# Best size to cut bars of soap......



## OklahomaJamie (Aug 22, 2013)

I have always used a cutter that I purchased long ago. It has a piano wire that is in the wood and it cuts 1" bars. My bars are usually 4 oz mol. I have started cutting with a putty knife and have been cutting the soaps at 1 1/8" wide and I like it better. The soaps weigh appr 5.5 oz at fresh cutting.

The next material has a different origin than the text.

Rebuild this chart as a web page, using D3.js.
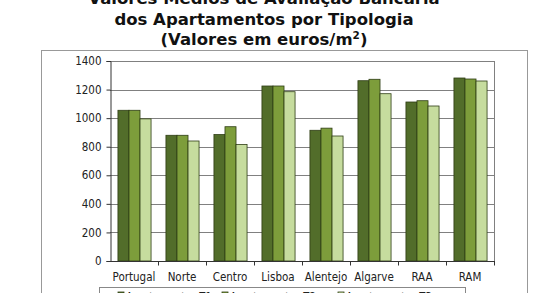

What is your take on soap bar size when selling to the public?

Thanks,
Jamie


----------



## innerdiva73 (Aug 22, 2013)

4oz and above.  Most people like the fact that the bars are larger and they are getting more for their money.


----------



## Stakie (Aug 22, 2013)

I sell different sizes. I don't believe there is ONE good size. Everyone is different, so I try to let people have a choice. =3


----------



## Moody Glenn (Aug 22, 2013)

Hello!  My soap is at 5 ounces but usually a little more after a good long cure. The width is 1.25 inches. Any soap that is under 5 oz I will cut them into thirds and give as gift samples. When I state on the label and website that it is 5 ounces it will be just that but most of the time it will be more - I will never short change anyone.  :smile:


----------



## sistrum (Aug 22, 2013)

Mine are the size of a pack of cigs. and one inch thick. I sell mostly to women and this size fits well in the hand.  When I made them bigger I did here complaints that they were a bit awkward and got dropped a lot in the shower.


----------



## azimuth (Aug 23, 2013)

4 oz is a good size.


----------



## savonierre (Aug 23, 2013)

I make a 1 inch  over 4oz bar and a 2oz bar, I cut the 4oz in half with my tank.


----------



## stargazer44 (Aug 24, 2013)

Mine are 5oz each, and are 1" thick


----------



## Marilyna (Aug 24, 2013)

I'd prefer 4 oz. I think you could sell for near the same price as a 5oz bar and have more profit.


----------



## paillo (Aug 24, 2013)

Mine are about 4.5 oz, and roughly an inch and a smidge thicker. I can get 15 nice bars out of my 16-inch loaf molds (when I can manage to cut even bars, that is).


----------